Davenport laughs when reminded it was 30 years ago. “I just turned 50 years old,” he says. “We’re talking 30 years. It’s crazy. I don’t feel old. I talk to my kids about life and how things are. I’ve been a non-athlete longer than I was an athlete. My perspective and my appreciation of what we were able to accomplish and what we did is way different now with my adult lens than it was with my young adult lens. “As I pull away from that as a 50-year-old man working 50 to 55 hours a week, thinking about what we had as 15 guys, what we had as a coaching staff, and what we were able to accomplish together is really special.”
Thirty years ago, Xavier was an unknown, scratching and clawing to be relevant. Today, the Musketeers are a national brand, thanks in part to what happened three decades ago.
“The high schools that I work at, there are a lot of students who know what Xavier is,” says Gladden, who now lives in Atlanta. “When I was a freshman at Xavier, we could go places and people wouldn’t know who we were. Now we’re known all across the country. It really amazes me when I see students walking the halls with Xavier gear on. They’re extra excited to find out I actually played there.”

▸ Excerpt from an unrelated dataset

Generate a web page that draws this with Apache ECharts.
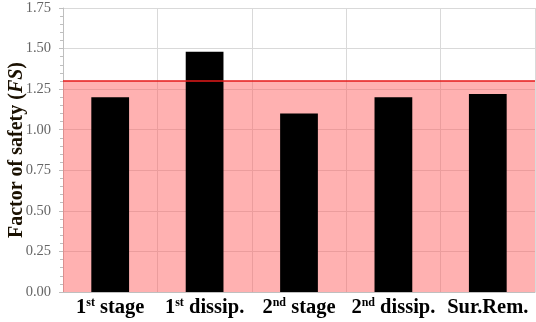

Gillen has always been quick to credit his predecessor, Bob Staak, for Xavier’s emergence onto the national scene. Staak took over Xavier’s program in 1979, and his first three teams went a combined 28– 54. But in 1982–1983, the Musketeers went 22–8 and to their second NCAA Tournament—and first in 22 years.
Gillen says that without Staak’s success before leaving to become coach at Wake Forest, he might not have taken the Xavier job in 1985. “The guy who started it was Bob Staak,” he says. “We took the quantum leap, but...he was the guy that took the first step, then we took the next big step.”